Local governments use EM in a variety of contexts, including as a condition of pretrial release or probation and for youth offenders.
At least 51 of 58 California counties have EM programs, according to a recent study by the Samuelson Law Clinic at the University of California at Berkeley and East Bay Community Law Center (Berkeley Study).
For-profit companies are the main providers of EM devices and monitoring technology. Securus is one of the largest. Through its subsidiary, Satellite Tracking of People (STOP), Securus electronically monitors more than 6,000 people for the California Department of Corrections and Rehabilitation (CDCR), according to In These Times.
For many local governments, EM offers a lower-cost alternative to incarceration. A 2013 study of California high-risk offenders found that parolees fitted with a GPS device had a 38 percent lower recidivism rate than those without the devices, according to the U.S. Justice Department’s National Institute of Justice.
Criminal justice advocates and the courts, on the other hand, have serious concerns about the shifting of costs, expansive use and privacy related to use of EM technology.
“Rather than advancing a more equitable and effective criminal justice system, electronic monitoring’s enormous and unchecked capacities transform entire communities into open-air jails, intentionally depriving a whole class of people of liberty and privacy even as its efficacy, necessity and appropriateness go entirely unchallenged,” said activist Rebecca Brown, the director of Reentry Solutions Group, reported In These Times.
The most common form of EM deployed by local government is house arrest. However, the rapid evolution of tracking technology allows for varying levels of control. A person may be confined to a neighborhood, a block or a house, depending on the “risk assessment” of that individual.
This is already happening with exclusion zones programmed into the ankle monitors of some individuals with sex offense or gang histories. In New York City, some alleged gang members have a GPS monitor without house arrest, according to Prison Legal News. The device is programmed to keep them out of certain parts of the city at certain times of the day.
In California, Santa Barbara County uses GPS to create inclusion/exclusion zones. At least 12 other counties reference the use of inclusion or exclusion zones in their terms and conditions or policy documents, according to the Berkeley Study.
There are significant concerns about the impact of these EM programs on low-income families. Many counties require families to pay to participate in an EM program, often requiring they pay a daily, weekly or monthly fee. Many counties also require that youth pay for any lost or damaged equipment, potentially burdening the family with thousands of dollars in costs, according to the Berkeley Study.
“Know your rights,” say ad- vocates as many of these EM programs have a mechanism to opt out of charges where the participant can demonstrate their inability to pay for their participation in an electronic monitoring program.

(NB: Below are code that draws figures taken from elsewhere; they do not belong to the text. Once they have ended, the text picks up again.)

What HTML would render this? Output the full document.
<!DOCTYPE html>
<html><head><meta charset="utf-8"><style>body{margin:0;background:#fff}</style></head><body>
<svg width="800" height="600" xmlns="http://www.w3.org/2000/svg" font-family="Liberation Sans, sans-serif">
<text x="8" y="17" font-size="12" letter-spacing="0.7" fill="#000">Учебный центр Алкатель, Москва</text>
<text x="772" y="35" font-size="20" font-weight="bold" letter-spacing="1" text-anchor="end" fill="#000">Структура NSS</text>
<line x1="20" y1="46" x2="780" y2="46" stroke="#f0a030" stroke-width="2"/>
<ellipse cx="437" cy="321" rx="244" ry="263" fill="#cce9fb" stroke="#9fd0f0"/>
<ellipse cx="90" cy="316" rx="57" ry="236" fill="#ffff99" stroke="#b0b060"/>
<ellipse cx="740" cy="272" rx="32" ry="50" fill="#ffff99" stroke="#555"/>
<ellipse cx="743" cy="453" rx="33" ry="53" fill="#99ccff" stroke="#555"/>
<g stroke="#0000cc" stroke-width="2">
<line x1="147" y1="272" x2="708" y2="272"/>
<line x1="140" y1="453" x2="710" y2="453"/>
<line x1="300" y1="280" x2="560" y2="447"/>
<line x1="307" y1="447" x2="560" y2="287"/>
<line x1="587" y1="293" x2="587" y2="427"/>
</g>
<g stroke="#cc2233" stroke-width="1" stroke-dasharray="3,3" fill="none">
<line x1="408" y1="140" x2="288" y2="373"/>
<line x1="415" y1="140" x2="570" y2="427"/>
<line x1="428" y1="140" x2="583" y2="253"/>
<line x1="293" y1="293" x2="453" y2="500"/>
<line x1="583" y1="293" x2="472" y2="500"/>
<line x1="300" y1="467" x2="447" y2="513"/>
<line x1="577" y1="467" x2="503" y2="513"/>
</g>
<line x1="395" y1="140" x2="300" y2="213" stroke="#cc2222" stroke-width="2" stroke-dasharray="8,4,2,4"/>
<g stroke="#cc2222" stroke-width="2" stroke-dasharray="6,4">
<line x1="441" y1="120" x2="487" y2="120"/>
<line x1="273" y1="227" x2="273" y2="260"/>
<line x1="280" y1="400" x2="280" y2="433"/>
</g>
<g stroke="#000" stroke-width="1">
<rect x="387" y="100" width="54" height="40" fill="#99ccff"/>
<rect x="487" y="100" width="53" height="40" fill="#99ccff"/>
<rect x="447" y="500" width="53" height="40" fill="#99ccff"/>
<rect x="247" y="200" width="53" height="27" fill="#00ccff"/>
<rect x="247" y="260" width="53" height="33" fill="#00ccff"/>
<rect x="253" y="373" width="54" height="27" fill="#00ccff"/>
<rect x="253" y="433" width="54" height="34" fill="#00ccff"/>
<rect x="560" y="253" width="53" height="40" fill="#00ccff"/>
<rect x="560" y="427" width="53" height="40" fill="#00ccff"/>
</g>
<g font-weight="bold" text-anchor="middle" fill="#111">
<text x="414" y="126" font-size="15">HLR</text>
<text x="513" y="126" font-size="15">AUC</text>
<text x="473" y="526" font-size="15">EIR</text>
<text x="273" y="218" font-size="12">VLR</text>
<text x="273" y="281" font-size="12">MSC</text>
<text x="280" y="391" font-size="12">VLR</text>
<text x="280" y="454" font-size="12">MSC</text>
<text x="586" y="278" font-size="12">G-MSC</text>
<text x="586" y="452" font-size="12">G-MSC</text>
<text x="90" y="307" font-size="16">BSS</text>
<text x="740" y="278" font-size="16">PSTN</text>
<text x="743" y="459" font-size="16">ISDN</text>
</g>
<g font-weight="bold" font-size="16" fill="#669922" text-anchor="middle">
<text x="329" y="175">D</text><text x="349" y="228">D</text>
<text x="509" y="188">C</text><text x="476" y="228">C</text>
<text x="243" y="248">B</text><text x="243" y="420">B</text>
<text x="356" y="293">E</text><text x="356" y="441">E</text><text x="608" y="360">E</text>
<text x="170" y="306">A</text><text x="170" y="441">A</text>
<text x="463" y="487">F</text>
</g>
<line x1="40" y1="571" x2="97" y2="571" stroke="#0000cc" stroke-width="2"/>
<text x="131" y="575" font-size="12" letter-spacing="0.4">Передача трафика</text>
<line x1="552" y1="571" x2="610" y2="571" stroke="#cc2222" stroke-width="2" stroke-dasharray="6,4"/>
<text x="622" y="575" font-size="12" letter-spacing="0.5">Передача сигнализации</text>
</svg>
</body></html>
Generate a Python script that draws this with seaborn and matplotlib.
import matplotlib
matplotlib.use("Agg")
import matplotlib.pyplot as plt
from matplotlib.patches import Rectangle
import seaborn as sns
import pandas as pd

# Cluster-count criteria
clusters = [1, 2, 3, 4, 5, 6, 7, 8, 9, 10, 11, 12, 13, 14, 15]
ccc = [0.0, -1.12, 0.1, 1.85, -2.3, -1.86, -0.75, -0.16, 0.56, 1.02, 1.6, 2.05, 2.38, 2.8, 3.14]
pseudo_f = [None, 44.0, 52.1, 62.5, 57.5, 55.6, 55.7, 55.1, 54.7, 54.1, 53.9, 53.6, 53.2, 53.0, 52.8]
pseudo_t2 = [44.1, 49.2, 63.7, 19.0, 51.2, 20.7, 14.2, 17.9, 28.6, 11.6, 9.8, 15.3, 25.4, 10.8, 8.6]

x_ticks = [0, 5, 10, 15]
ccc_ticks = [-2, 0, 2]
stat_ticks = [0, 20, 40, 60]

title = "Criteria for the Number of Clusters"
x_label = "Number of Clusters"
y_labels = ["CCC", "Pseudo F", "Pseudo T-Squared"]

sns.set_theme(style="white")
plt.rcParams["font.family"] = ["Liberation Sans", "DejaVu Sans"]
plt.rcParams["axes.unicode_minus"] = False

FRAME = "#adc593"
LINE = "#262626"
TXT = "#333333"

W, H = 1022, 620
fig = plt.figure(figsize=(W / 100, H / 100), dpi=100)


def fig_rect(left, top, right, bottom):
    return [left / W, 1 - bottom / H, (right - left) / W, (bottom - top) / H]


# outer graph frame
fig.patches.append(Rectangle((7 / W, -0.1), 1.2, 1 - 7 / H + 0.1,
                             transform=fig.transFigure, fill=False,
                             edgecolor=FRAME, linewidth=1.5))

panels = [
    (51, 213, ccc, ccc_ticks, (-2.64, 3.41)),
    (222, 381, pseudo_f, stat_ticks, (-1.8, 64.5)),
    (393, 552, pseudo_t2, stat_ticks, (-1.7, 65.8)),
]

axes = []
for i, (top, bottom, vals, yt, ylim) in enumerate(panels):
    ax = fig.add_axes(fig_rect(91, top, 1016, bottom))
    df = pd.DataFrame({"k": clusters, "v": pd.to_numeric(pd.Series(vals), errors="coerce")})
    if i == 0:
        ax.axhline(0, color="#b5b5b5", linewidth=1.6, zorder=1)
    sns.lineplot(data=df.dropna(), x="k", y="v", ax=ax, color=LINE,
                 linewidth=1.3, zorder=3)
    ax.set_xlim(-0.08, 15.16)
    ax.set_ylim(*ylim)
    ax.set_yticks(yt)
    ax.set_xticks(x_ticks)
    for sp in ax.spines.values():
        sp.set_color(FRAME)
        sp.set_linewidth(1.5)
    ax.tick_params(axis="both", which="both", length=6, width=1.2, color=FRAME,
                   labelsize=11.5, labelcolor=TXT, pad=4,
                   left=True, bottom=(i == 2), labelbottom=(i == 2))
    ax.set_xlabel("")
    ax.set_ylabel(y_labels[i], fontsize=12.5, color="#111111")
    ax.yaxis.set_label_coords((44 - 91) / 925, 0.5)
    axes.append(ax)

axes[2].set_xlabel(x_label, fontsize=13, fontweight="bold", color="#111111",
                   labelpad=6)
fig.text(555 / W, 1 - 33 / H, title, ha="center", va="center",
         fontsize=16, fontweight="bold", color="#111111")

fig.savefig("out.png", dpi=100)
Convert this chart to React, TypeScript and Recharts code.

Privacy risks from deploying this technology are a concern by many interested parties. “All too often, new police surveillance tools…slowly – but surely – (are) expanded…We’ve seen it with DNA collection. And now we’re starting to see it with GPS tracking,” warned the Electronic Frontier Foundation, a leading advocate of electronic privacy.
The Supreme Court has emphasized in recent years the extent to which electronic tracking devices raise new and unique privacy concerns. “GPS monitoring…may alter the relationship between citizen and government in a way that is inimical to democratic society,” the court concluded in United States v. Jones, 565 U.S. 400, 416 (2012) (Sotomayor, J., concurring).